Objective:
Exactly retype the lines from the top of the data through the line containing "depth_ticks = [5, 10, 15]", leaving out every picture.

>> start

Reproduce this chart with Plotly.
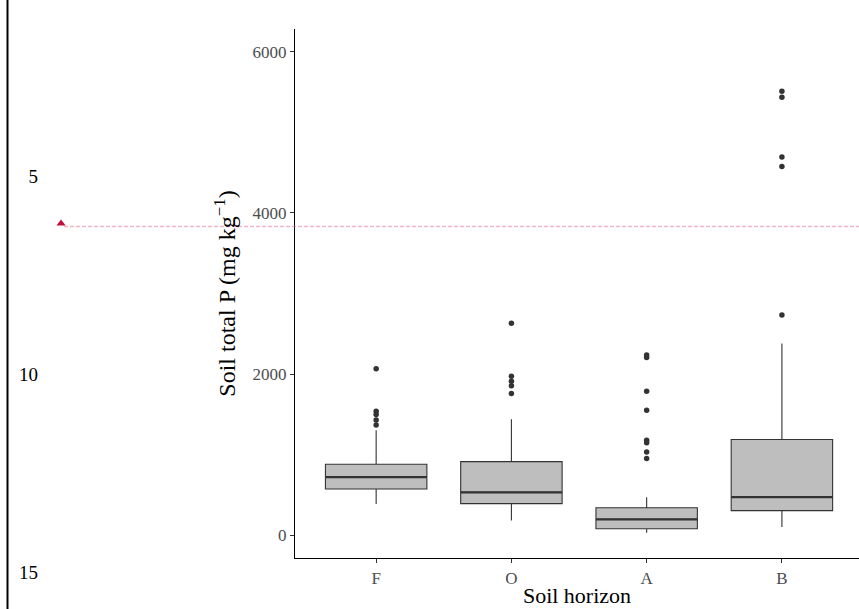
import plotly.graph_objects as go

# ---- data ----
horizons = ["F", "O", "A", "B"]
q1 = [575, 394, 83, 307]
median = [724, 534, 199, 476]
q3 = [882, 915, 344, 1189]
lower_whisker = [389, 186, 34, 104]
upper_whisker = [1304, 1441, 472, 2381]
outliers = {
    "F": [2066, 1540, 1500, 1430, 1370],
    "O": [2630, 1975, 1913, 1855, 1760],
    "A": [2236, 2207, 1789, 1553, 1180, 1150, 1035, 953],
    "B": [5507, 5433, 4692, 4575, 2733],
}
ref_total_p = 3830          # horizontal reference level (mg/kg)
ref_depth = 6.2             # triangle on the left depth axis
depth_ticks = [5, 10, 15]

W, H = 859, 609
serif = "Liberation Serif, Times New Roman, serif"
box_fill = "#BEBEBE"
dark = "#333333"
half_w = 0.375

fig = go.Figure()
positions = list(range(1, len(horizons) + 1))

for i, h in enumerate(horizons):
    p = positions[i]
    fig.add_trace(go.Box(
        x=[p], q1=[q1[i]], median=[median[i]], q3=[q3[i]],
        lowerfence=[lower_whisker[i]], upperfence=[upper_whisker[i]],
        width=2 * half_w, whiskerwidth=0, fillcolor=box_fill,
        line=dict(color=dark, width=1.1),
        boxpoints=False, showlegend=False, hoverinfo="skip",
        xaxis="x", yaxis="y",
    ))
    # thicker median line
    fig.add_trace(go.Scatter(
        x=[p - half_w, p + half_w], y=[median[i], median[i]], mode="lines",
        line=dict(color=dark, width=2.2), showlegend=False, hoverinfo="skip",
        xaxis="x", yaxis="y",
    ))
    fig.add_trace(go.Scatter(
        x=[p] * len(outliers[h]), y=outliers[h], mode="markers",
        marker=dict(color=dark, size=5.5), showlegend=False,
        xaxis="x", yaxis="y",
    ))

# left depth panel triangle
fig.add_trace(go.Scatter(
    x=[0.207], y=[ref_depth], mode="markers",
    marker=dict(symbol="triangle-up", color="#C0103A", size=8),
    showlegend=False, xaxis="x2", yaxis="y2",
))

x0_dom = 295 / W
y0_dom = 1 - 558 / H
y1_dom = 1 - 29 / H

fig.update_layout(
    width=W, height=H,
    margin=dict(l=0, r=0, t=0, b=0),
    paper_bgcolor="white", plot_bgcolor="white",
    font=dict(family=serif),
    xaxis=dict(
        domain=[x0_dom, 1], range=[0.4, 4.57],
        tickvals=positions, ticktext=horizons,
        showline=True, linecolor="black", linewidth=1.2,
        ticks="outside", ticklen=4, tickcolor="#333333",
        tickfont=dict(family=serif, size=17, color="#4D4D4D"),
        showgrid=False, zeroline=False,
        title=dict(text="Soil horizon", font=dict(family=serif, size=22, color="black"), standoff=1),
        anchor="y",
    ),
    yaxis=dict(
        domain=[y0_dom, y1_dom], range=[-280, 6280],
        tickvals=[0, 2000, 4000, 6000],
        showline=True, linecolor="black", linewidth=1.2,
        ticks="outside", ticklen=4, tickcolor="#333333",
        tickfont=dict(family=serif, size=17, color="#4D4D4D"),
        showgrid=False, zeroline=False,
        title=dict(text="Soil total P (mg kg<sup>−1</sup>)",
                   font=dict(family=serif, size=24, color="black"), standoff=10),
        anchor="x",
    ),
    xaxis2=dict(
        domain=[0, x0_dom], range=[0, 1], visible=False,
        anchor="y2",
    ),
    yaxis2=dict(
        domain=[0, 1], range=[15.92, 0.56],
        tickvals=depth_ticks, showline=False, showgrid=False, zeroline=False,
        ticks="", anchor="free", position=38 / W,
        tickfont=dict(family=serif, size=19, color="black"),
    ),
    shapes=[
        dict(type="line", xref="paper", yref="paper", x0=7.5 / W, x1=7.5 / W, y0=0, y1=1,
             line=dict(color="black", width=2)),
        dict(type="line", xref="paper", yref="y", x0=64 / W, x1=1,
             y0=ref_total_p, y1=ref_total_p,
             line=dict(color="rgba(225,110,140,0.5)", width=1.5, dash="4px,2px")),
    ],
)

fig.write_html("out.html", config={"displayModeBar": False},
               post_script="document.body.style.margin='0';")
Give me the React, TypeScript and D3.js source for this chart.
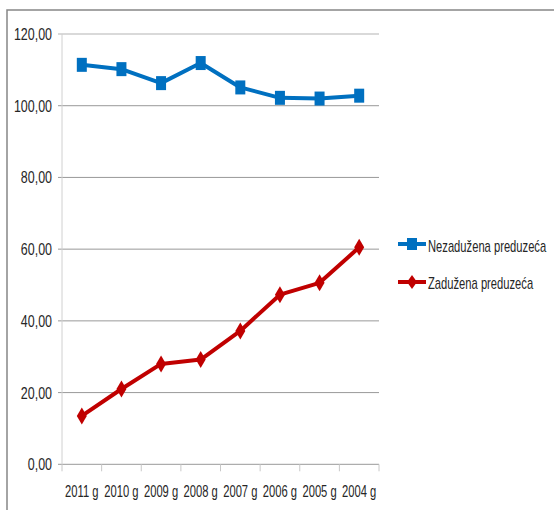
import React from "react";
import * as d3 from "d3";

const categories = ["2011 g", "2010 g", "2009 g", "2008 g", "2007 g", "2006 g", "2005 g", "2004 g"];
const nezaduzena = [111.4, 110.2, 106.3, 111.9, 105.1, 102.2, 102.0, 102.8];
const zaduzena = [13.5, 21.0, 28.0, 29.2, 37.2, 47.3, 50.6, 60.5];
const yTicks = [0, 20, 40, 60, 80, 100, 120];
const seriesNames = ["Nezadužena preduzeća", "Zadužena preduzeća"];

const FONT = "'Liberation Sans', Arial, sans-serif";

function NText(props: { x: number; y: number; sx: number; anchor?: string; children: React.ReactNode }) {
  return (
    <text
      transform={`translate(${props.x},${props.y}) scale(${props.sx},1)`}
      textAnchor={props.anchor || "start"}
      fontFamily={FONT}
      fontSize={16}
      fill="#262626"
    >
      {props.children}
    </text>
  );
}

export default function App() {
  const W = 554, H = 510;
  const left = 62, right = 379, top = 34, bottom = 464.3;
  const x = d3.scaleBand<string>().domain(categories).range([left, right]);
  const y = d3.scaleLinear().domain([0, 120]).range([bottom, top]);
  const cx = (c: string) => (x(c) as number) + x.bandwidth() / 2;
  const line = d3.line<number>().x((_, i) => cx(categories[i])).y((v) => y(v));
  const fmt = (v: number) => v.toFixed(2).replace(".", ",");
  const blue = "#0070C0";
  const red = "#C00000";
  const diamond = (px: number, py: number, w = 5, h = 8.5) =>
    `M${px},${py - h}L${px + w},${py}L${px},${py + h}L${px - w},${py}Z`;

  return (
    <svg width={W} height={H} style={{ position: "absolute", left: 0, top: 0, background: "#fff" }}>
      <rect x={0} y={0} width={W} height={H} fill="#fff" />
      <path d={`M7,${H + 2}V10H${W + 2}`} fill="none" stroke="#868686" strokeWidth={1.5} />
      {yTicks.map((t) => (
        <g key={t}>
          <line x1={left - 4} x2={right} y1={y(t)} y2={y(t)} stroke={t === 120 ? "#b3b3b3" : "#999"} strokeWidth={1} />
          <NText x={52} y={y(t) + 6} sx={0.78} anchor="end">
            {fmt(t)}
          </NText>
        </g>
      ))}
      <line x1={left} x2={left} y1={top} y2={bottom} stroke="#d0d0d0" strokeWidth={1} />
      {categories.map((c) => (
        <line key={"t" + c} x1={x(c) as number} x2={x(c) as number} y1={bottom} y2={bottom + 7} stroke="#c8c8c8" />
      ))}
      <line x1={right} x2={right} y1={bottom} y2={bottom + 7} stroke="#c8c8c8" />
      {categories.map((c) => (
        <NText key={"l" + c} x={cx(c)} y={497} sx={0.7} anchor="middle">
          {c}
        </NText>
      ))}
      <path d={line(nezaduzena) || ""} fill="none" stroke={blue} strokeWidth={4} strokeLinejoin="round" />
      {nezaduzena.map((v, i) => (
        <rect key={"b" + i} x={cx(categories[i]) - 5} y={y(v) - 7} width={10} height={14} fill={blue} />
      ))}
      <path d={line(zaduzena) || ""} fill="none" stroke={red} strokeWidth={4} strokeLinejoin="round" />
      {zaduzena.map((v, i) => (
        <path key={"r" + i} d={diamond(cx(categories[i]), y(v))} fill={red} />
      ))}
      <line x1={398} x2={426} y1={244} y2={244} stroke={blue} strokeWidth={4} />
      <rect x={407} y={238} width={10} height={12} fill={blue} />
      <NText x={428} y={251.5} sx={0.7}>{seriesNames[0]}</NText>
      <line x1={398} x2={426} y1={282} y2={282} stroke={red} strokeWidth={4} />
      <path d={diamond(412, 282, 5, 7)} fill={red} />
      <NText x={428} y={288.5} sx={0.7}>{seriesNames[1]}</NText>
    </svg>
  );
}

>> end

Result of this task:
Reproduce this chart with Plotly.
import plotly.graph_objects as go

# ---- data ----
horizons = ["F", "O", "A", "B"]
q1 = [575, 394, 83, 307]
median = [724, 534, 199, 476]
q3 = [882, 915, 344, 1189]
lower_whisker = [389, 186, 34, 104]
upper_whisker = [1304, 1441, 472, 2381]
outliers = {
    "F": [2066, 1540, 1500, 1430, 1370],
    "O": [2630, 1975, 1913, 1855, 1760],
    "A": [2236, 2207, 1789, 1553, 1180, 1150, 1035, 953],
    "B": [5507, 5433, 4692, 4575, 2733],
}
ref_total_p = 3830          # horizontal reference level (mg/kg)
ref_depth = 6.2             # triangle on the left depth axis
depth_ticks = [5, 10, 15]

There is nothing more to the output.